As with many horror films involving exorcism and demons, there is an underlying reinforcement here of the power of faith, a sense that the Warrens are doing God's work. The question remains, of course, as to whether their investigations were motivated by real spooks or by a desire to promote the presence of an evil that only God could remove.
That's hinted at but not harped on in The Conjuring. The main drive here is very clear: to deliver a very solid, very good genre piece. And a decent amount of jolting scares.
THIS IS THE END *** (107 minutes) MA
In this enjoyable, time-killing piece of throwaway Friday-night pap, a group of actors playing caricatured versions of themselves give us a new definition of stoner comedy. Seth Rogen (Knocked Up; Green Hornet) is visited by LA-hating mate Jay Baruchel. After a major dope-smoking session, they head off to a star-crammed party at James Franco's house. Then the power goes out, the ground opens up and the apocalypse hits, forcing them all to stay indoors where they yell at each other, make video confessionals, yell at each other some more, argue over rations, then try to figure out what is going on. It's broad, stupid fun that, against all odds, ends up coagulating into an actual story with a point. Emma Watson (Hermione from Harry Potter) has a terrific bit part here, and Jonah Hill (21 Jump Street; Moneyball) seems to have the most fun sending himself up, with Franco coming in second.
BEFORE MIDNIGHT *** (109 minutes) MA
The final half-hour of the final part of Before Midnight is not only the best thing in the film, it's the best thing in the mega-talky trilogy of romantic dramas that started with Before Sunrise (1995), continued with Before Sunset (2004) and that could possibly - but hopefully doesn't - end here.

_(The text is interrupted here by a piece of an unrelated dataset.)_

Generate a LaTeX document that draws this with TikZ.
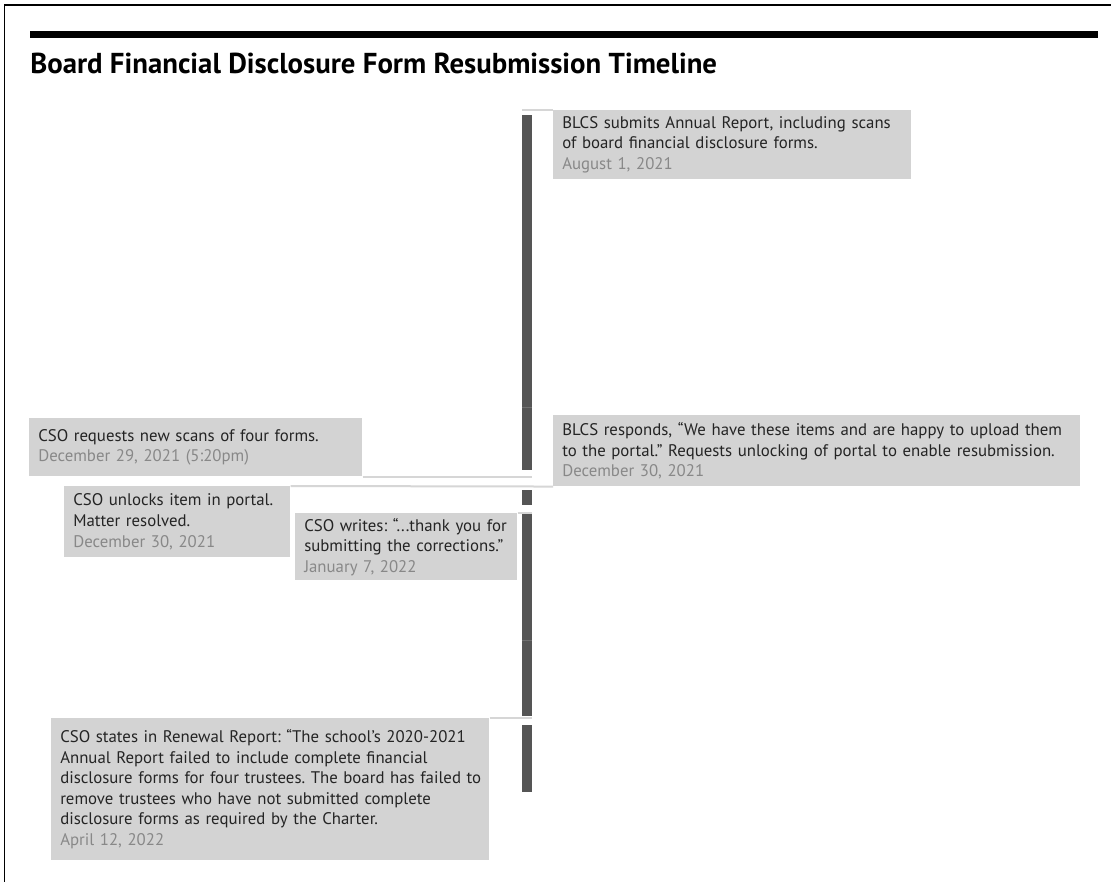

Directed by Richard Linklater (Waking Life; School of Rock) and co-written with his leads Ethan Hawke and Julie Delpy, the two earlier films have gained a small but loyal following as zeitgeist-capturing, Gen-Y classics that somehow captured the vapourous nature of modern love in all its flighty complexity as Jesse (Hawke) and Celine (Delpy) engage in lengthy gabfests about relationships.
The trouble with those first two film was their souffle-light scenarios, with nothing much really being at stake as the two walk and talk.
Here, however, things are much juicier as infidelity, commitment, divorce, resentment and all the other soul-sapping things that clock in when you hit your 40s come into play. You really feel something in the film's final stretch that we just didn't get in the first two films, namely, a sense of real consequence to the barbed words the pair exchange as their complicated relationship gets even more so.
It definitely makes the film worth seeing, and actually makes you pine for another film - provided, of course, that there's not another nine-year hiatus.
ONLY GOD FORGIVES *** (90 minutes) MA
Some films seem designed to polarise audiences, and this edgy, minimalist exercise in excess is one of them. Set in the sweaty squalor of neon-tinged Bangkok - do good things ever happen in this city? - Director Nicolas Winding Refn (Drive; the Pusher trilogy) presides over a feverish blend of ultra-violence, corruption, bad mothering and karaoke. In a wonderfully foul-mouthed performance, the normally classy Kristin Scott Thomas arrives in town as an angry criminal matriarch to command her taciturn criminal son (Ryan Gosling from Drive) to exact revenge for the murder of his brother. He's reluctant to do so, though, on moral grounds, which displeases her. Simultaneously seedy and artsy, the film has a jagged stop-start pace that will mesmerise some, bore others and confound those left over. But if your hunger for something different has been sharpened by all the prequels, sequels, remakes and reboots around at the moment, this weird, twisted, bloody film is bound to satisfy.